#### Figure scripts:
◆ ◆ ◆ ◆ ◆

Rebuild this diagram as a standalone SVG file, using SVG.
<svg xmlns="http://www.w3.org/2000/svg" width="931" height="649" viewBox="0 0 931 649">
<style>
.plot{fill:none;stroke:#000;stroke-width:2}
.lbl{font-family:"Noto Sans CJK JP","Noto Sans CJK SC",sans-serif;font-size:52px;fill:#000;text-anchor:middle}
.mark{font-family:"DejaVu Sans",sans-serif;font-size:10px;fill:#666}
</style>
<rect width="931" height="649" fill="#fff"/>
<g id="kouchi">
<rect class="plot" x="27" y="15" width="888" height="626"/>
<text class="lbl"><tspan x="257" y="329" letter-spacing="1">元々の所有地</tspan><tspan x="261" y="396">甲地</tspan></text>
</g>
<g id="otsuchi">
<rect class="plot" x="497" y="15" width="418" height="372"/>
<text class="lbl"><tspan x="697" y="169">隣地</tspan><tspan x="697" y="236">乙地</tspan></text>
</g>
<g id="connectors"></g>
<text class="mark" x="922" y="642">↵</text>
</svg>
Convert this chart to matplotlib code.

◆ ◆ ◆ ◆ ◆

#### GIVEN INSTRUCTION:
Extract the complete data, matching each line exactly.

#### REPLY TO THE EXERCISE:
Rebuild this diagram as a standalone SVG file, using SVG.
<svg xmlns="http://www.w3.org/2000/svg" width="931" height="649" viewBox="0 0 931 649">
<style>
.plot{fill:none;stroke:#000;stroke-width:2}
.lbl{font-family:"Noto Sans CJK JP","Noto Sans CJK SC",sans-serif;font-size:52px;fill:#000;text-anchor:middle}
.mark{font-family:"DejaVu Sans",sans-serif;font-size:10px;fill:#666}
</style>
<rect width="931" height="649" fill="#fff"/>
<g id="kouchi">
<rect class="plot" x="27" y="15" width="888" height="626"/>
<text class="lbl"><tspan x="257" y="329" letter-spacing="1">元々の所有地</tspan><tspan x="261" y="396">甲地</tspan></text>
</g>
<g id="otsuchi">
<rect class="plot" x="497" y="15" width="418" height="372"/>
<text class="lbl"><tspan x="697" y="169">隣地</tspan><tspan x="697" y="236">乙地</tspan></text>
</g>
<g id="connectors"></g>
<text class="mark" x="922" y="642">↵</text>
</svg>
Convert this chart to matplotlib code.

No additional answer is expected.